Business & Finance

Retail spending in the final stretch before Christmas came nowhere near what merchants had hoped for, casting further gloom on a shopping season already expected to be the leanest in at least a decade. Instead of the traditional surge on the final pre-Christmas weekend, analysts said traffic, sales, and profits all were likely to be down by as much as 10 percent on already conservative expectations. The holiday season had five full weekends and was 32 days long, one more than last year, but many shoppers apparently held back because of lingering concerns over the Sept. 11 terrorist attacks, the sluggish economy, and unseasonably warm weather across much of the US. (Related story, page 1.)

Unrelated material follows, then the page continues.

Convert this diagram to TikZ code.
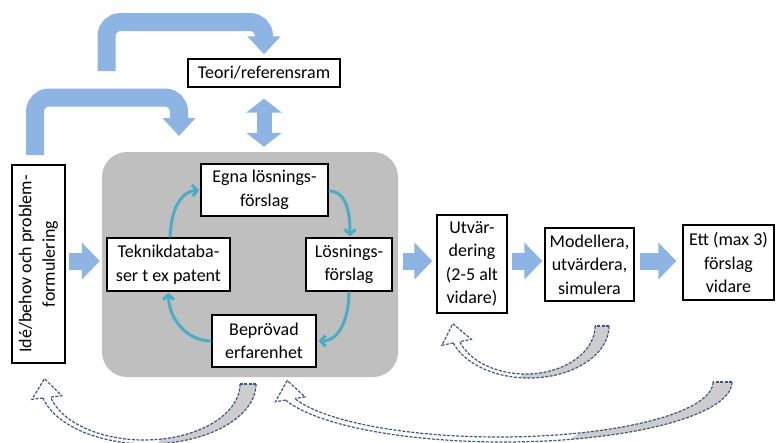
\documentclass[tikz,border=0pt]{standalone}
\usepackage{fontspec}
\setmainfont{Carlito}
\usetikzlibrary{arrows.meta,calc}
\definecolor{bluearrow}{RGB}{142,180,227}
\definecolor{cyclecol}{RGB}{75,172,198}
\definecolor{boxgray}{RGB}{191,191,191}
\definecolor{crescentgray}{RGB}{205,205,205}
\definecolor{dashblue}{RGB}{60,88,130}
\newcommand\curlarrow[9]{%
  % #1 cx outer, #2 a outer, #3 b outer, #4 cx inner, #5 a inner, #6 b inner, #7 top, #8 end angle, #9 gray end angle
  \fill[crescentgray] plot[domain=0:#9+5,samples=30] ({#1+#2*cos(\x)},{#7+#3*sin(\x)})
     -- plot[domain=#9:0,samples=30] ({#4+#5*cos(\x)},{#7+#6*sin(\x)}) -- cycle;
  \draw[dsh] plot[domain=0:#8,samples=70] ({#1+#2*cos(\x)},{#7+#3*sin(\x)});
  \draw[dsh] plot[domain=0:#8,samples=70] ({#4+#5*cos(\x)},{#7+#6*sin(\x)});
  \draw[dsh] ({#1+#2},#7) -- ({#4+#5},#7);
  \coordinate (cPo) at ({#1+#2*cos(#8)},{#7+#3*sin(#8)});
  \coordinate (cPi) at ({#4+#5*cos(#8)},{#7+#6*sin(#8)});
  \coordinate (cM) at ($(cPo)!0.5!(cPi)$);
  \draw[dsh,fill=white] (cPo) -- ($(cM)!15pt!(cPo)$) -- ($(cM)!19pt!-90:(cPo)$) -- ($(cM)!15pt!(cPi)$) -- (cPi);
}
\begin{document}
\begin{tikzpicture}[x=1pt,y=-1pt,
  font=\fontsize{18}{23.5}\selectfont,
  box/.style={draw=black,line width=1.3pt,fill=white,align=center,inner sep=0pt},
  blk/.style={draw=bluearrow,line width=17pt,-{Triangle[length=18pt,width=36pt]}},
  bentarrow/.style={draw=bluearrow,line width=18pt,rounded corners=14pt,-{Triangle[length=18pt,width=32pt]}},
  dbl/.style={draw=bluearrow,line width=15pt,{Triangle[length=14pt,width=35pt]}-{Triangle[length=14pt,width=35pt]}},
  cyc/.style={draw=cyclecol,line width=3pt,-{Straight Barb[length=5pt,width=11pt]}},
  dsh/.style={draw=dashblue,line width=1.2pt,dash pattern=on 3pt off 1.5pt}]
\useasboundingbox (0,0) rectangle (776,442);

% boxes
\node[box,minimum width=152pt,minimum height=28pt] (teori) at (264,73) {Teori/referensram};
\node[box,rotate=90,minimum width=198pt,minimum height=53pt] (idea) at (38.5,264) {Idé/behov och problem-\\formulering};
\node[fill=boxgray,rounded corners=25pt,minimum width=296pt,minimum height=225pt] (core) at (250,264.5) {};
\node[box,minimum width=127pt,minimum height=52pt] (egna) at (264.5,190) {Egna lösnings-\\förslag};
\node[box,minimum width=123pt,minimum height=53pt] (teknik) at (168.5,264.5) {Teknikdataba-\\ser t ex patent};
\node[box,minimum width=86pt,minimum height=53pt] (losn) at (349,264.5) {Lösnings-\\förslag};
\node[box,minimum width=104pt,minimum height=52pt] (bepr) at (264,341) {Beprövad\\erfarenhet};
\node[box,minimum width=70pt,minimum height=98pt] (utv) at (472,264) {Utvär-\\dering\\(2-5 alt\\vidare)};
\node[box,minimum width=89pt,minimum height=73pt] (mod) at (589.5,264.5) {Modellera,\\utvärdera,\\simulera};
\node[box,minimum width=91pt,minimum height=75pt] (ett) at (728.5,262.5) {Ett (max 3)\\förslag\\vidare};

% straight block arrows
\coordinate (lvl) at (0,261);
\draw[blk] ([xshift=3pt]idea.south |- lvl) -- ([xshift=-2pt]core.west |- lvl);
\draw[blk] ([xshift=5pt]core.east |- lvl) -- ([xshift=-4pt]utv.west |- lvl);
\draw[blk] ([xshift=4pt]utv.east |- lvl) -- ([xshift=-2pt]mod.west |- lvl);
\draw[blk] ([xshift=5pt]mod.east |- lvl) -- ([xshift=-6pt]ett.west |- lvl);

% bent block arrows
\coordinate (lowstart) at (35,155);
\coordinate (lowtip) at (179,136);
\draw[bentarrow] (lowstart) -- (35,97.5) -- (179,97.5) -- (lowtip);
\coordinate (upstart) at (106.5,71);
\draw[bentarrow] (upstart) -- (106.5,22) -- (264,22) -- ([yshift=4pt]teori.north);

% double arrow
\draw[dbl] ([yshift=-11pt]teori.south) -- ([yshift=5pt]teori.south |- core.north);

% cycle
\draw[cyc] ([xshift=1.5pt]teknik.north) to[out=88,in=185] ([xshift=-1pt]egna.west);
\draw[cyc] ([yshift=-1pt]egna.east) to[out=0,in=90] ([xshift=1pt,yshift=1pt]losn.north);
\draw[cyc] (losn.south) to[out=-90,in=0] ([xshift=2pt]bepr.east);
\draw[cyc] (bepr.west) to[out=180,in=-90] ([yshift=-1pt]teknik.south);

% dashed curved arrows
\curlarrow{529}{80}{52}{525.5}{69.5}{48}{326}{161}{92}
\curlarrow{148}{108}{60}{144}{96}{56}{384}{166.5}{80}
\curlarrow{503.5}{228.5}{60}{499}{214}{55}{382}{162.5}{68}
\end{tikzpicture}
\end{document}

Delegates from OPEC member nations are to begin arriving in Cairo tomorrow for an "extraordinary" meeting that is expected to result in the year's fourth announced production cut. The drop, which industry analysts say will be as much as 1.5 million barrels a day, would take effect Jan. 1 in an effort to push futures prices back into the cartel's desired $22-to-$28 range. With most traders idle Monday and Tuesday, the price in London of a barrel of North Sea Brent crude for February delivery was $19.50. In New York, the comparable price was $19.62 as the market closed last Friday for Christmas. Earlier this month, the cartel announced it would lower production again only if nonmembers agreed to a combined 500,000-barrel-a-day cut in their exports. That target hadn't been met as the Monitor went to press. But Russia, Mexico, Norway, Oman, and Angola had pledged a cut of 462,500, which some members were saying was close enough.

In a deal valued at $1.7 billion, US brewing giant Adolph Coors said it will buy the Carling brand from European rival Interbrew. Analysts said the decision to sell to Golden, Colo.-based Coors was a surprise; the Dutch brewer Heineken was assumed to be the likely buyer.

Bertelsmann, the multinational media giant, said it will pay $1.35 billion to raise its stake in Europe's largest broadcaster, RTL, from 67 percent to 89 percent. The deal takes the seller, Pearson PLC, out of the commercial television business. London-based Pearson's remaining properties include the publishers Prentice Hall, Penguin, Viking, and the Financial Times. Bertelsmann said it now will attempt to buy the remaining publicly traded shares in RTL, which operates 23 TV and 17 radio stations across Europe as well as production facilities in the US and 35 other countries.